Available records
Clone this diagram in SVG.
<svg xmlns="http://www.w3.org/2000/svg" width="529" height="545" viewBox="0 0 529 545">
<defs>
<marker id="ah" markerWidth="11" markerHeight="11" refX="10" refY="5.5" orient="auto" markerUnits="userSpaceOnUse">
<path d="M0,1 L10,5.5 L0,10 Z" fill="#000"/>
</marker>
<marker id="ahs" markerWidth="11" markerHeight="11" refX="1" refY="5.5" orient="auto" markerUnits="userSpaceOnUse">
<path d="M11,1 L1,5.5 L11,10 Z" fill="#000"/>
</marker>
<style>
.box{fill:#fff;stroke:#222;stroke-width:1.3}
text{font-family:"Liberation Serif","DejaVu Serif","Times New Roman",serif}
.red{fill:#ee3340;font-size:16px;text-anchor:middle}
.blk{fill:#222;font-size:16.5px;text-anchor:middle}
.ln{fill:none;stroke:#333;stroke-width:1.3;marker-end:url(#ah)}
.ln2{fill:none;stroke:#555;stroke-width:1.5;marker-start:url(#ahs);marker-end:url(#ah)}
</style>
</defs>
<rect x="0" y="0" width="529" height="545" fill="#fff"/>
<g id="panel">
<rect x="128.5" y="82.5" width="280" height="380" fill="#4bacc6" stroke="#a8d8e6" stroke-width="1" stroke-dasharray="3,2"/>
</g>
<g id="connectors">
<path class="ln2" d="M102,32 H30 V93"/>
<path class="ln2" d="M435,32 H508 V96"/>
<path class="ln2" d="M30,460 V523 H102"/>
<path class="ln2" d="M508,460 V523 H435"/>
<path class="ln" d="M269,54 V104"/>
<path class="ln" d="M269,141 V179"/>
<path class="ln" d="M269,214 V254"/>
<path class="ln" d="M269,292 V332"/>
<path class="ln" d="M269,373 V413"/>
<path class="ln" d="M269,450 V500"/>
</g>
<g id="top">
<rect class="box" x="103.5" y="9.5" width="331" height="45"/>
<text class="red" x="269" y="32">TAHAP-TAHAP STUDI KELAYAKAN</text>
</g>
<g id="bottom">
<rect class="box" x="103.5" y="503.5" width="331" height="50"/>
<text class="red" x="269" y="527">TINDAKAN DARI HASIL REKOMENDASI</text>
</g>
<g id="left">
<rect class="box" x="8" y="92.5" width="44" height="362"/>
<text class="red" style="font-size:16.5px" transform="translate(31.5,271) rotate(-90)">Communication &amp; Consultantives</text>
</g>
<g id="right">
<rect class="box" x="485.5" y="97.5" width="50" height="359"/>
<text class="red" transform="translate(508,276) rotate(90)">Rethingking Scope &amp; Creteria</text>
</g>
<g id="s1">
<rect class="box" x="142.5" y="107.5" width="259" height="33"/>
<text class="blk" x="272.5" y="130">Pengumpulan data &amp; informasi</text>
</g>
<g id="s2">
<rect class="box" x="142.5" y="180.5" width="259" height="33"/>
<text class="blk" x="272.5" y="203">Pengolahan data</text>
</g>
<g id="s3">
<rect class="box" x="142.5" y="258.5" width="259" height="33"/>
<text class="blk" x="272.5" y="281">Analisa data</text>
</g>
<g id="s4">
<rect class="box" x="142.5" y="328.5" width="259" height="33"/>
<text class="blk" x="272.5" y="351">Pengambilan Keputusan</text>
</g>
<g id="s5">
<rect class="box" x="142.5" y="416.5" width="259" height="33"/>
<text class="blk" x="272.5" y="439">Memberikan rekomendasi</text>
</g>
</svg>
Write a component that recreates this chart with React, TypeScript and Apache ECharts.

Exercise aim
From the first line to the last, retype the data exactly.

Output below
Clone this diagram in SVG.
<svg xmlns="http://www.w3.org/2000/svg" width="529" height="545" viewBox="0 0 529 545">
<defs>
<marker id="ah" markerWidth="11" markerHeight="11" refX="10" refY="5.5" orient="auto" markerUnits="userSpaceOnUse">
<path d="M0,1 L10,5.5 L0,10 Z" fill="#000"/>
</marker>
<marker id="ahs" markerWidth="11" markerHeight="11" refX="1" refY="5.5" orient="auto" markerUnits="userSpaceOnUse">
<path d="M11,1 L1,5.5 L11,10 Z" fill="#000"/>
</marker>
<style>
.box{fill:#fff;stroke:#222;stroke-width:1.3}
text{font-family:"Liberation Serif","DejaVu Serif","Times New Roman",serif}
.red{fill:#ee3340;font-size:16px;text-anchor:middle}
.blk{fill:#222;font-size:16.5px;text-anchor:middle}
.ln{fill:none;stroke:#333;stroke-width:1.3;marker-end:url(#ah)}
.ln2{fill:none;stroke:#555;stroke-width:1.5;marker-start:url(#ahs);marker-end:url(#ah)}
</style>
</defs>
<rect x="0" y="0" width="529" height="545" fill="#fff"/>
<g id="panel">
<rect x="128.5" y="82.5" width="280" height="380" fill="#4bacc6" stroke="#a8d8e6" stroke-width="1" stroke-dasharray="3,2"/>
</g>
<g id="connectors">
<path class="ln2" d="M102,32 H30 V93"/>
<path class="ln2" d="M435,32 H508 V96"/>
<path class="ln2" d="M30,460 V523 H102"/>
<path class="ln2" d="M508,460 V523 H435"/>
<path class="ln" d="M269,54 V104"/>
<path class="ln" d="M269,141 V179"/>
<path class="ln" d="M269,214 V254"/>
<path class="ln" d="M269,292 V332"/>
<path class="ln" d="M269,373 V413"/>
<path class="ln" d="M269,450 V500"/>
</g>
<g id="top">
<rect class="box" x="103.5" y="9.5" width="331" height="45"/>
<text class="red" x="269" y="32">TAHAP-TAHAP STUDI KELAYAKAN</text>
</g>
<g id="bottom">
<rect class="box" x="103.5" y="503.5" width="331" height="50"/>
<text class="red" x="269" y="527">TINDAKAN DARI HASIL REKOMENDASI</text>
</g>
<g id="left">
<rect class="box" x="8" y="92.5" width="44" height="362"/>
<text class="red" style="font-size:16.5px" transform="translate(31.5,271) rotate(-90)">Communication &amp; Consultantives</text>
</g>
<g id="right">
<rect class="box" x="485.5" y="97.5" width="50" height="359"/>
<text class="red" transform="translate(508,276) rotate(90)">Rethingking Scope &amp; Creteria</text>
</g>
<g id="s1">
<rect class="box" x="142.5" y="107.5" width="259" height="33"/>
<text class="blk" x="272.5" y="130">Pengumpulan data &amp; informasi</text>
</g>
<g id="s2">
<rect class="box" x="142.5" y="180.5" width="259" height="33"/>
<text class="blk" x="272.5" y="203">Pengolahan data</text>
</g>
<g id="s3">
<rect class="box" x="142.5" y="258.5" width="259" height="33"/>
<text class="blk" x="272.5" y="281">Analisa data</text>
</g>
<g id="s4">
<rect class="box" x="142.5" y="328.5" width="259" height="33"/>
<text class="blk" x="272.5" y="351">Pengambilan Keputusan</text>
</g>
<g id="s5">
<rect class="box" x="142.5" y="416.5" width="259" height="33"/>
<text class="blk" x="272.5" y="439">Memberikan rekomendasi</text>
</g>
</svg>
Write a component that recreates this chart with React, TypeScript and Apache ECharts.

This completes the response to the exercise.